Task prompt.
Copy exactly the lines that run from the top of the listing to the line containing "6.25, 9, 12.25, 16, 20.25, 25, 30.25, 36, 42.25, 49]", both ends included, and omit the pictures.

Source data.
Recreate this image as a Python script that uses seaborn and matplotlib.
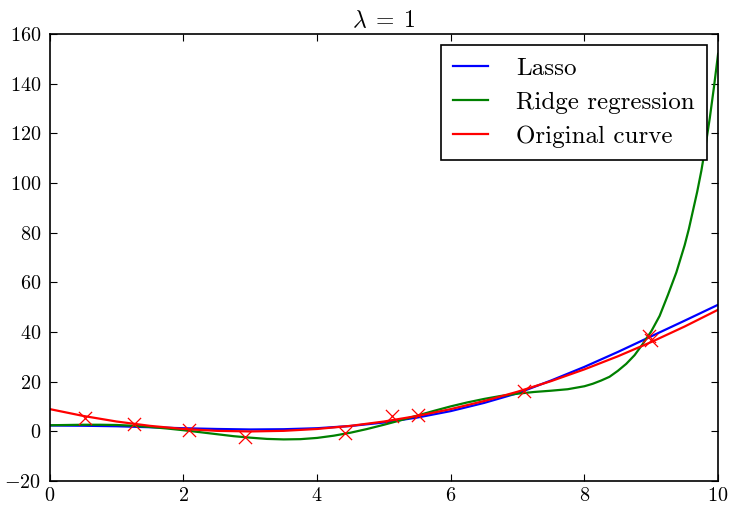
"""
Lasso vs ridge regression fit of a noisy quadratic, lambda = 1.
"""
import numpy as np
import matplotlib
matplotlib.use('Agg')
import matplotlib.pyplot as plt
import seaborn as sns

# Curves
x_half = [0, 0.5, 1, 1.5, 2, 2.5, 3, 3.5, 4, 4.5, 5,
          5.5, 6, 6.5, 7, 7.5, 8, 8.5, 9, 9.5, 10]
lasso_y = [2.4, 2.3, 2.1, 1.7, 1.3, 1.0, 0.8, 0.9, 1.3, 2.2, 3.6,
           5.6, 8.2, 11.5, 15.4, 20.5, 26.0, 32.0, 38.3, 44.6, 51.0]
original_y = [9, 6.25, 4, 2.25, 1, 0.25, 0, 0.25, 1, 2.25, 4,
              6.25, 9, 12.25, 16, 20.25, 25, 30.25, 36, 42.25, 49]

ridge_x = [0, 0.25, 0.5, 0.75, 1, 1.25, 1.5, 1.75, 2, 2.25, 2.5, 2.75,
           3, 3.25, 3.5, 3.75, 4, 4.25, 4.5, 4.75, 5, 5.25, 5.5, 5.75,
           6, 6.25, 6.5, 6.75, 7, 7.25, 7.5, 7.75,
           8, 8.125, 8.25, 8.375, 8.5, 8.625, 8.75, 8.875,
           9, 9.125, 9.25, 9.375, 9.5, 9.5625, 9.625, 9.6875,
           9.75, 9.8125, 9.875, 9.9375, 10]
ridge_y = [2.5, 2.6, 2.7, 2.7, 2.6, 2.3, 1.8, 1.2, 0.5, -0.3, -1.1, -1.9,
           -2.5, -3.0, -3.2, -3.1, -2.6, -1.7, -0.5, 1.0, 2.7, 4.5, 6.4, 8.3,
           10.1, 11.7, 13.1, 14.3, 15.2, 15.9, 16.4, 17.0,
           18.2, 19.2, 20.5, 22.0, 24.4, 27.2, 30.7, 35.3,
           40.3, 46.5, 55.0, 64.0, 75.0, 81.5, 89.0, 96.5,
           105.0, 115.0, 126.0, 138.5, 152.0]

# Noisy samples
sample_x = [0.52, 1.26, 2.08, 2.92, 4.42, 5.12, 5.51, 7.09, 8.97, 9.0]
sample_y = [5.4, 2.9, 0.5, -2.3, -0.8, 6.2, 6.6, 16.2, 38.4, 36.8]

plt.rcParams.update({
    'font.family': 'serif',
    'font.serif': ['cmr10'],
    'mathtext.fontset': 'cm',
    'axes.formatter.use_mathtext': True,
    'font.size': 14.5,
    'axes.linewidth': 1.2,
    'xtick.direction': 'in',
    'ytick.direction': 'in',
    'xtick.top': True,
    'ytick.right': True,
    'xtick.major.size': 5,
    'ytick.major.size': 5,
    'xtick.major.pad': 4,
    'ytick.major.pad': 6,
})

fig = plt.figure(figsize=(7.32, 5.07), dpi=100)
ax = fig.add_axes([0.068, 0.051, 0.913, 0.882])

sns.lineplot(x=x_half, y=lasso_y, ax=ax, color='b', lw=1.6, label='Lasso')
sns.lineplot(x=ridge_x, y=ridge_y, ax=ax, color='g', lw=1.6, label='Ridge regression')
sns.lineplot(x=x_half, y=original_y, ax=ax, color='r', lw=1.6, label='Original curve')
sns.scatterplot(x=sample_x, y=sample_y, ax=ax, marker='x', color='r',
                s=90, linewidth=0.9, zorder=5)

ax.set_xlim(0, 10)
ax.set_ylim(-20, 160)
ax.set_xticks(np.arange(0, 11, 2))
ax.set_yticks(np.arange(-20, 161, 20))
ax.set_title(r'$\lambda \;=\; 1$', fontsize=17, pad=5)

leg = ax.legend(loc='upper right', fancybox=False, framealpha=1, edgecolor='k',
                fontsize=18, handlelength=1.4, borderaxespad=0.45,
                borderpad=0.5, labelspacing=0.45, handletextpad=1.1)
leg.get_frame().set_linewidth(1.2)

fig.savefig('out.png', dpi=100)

Exercise answer.
Recreate this image as a Python script that uses seaborn and matplotlib.
"""
Lasso vs ridge regression fit of a noisy quadratic, lambda = 1.
"""
import numpy as np
import matplotlib
matplotlib.use('Agg')
import matplotlib.pyplot as plt
import seaborn as sns

# Curves
x_half = [0, 0.5, 1, 1.5, 2, 2.5, 3, 3.5, 4, 4.5, 5,
          5.5, 6, 6.5, 7, 7.5, 8, 8.5, 9, 9.5, 10]
lasso_y = [2.4, 2.3, 2.1, 1.7, 1.3, 1.0, 0.8, 0.9, 1.3, 2.2, 3.6,
           5.6, 8.2, 11.5, 15.4, 20.5, 26.0, 32.0, 38.3, 44.6, 51.0]
original_y = [9, 6.25, 4, 2.25, 1, 0.25, 0, 0.25, 1, 2.25, 4,
              6.25, 9, 12.25, 16, 20.25, 25, 30.25, 36, 42.25, 49]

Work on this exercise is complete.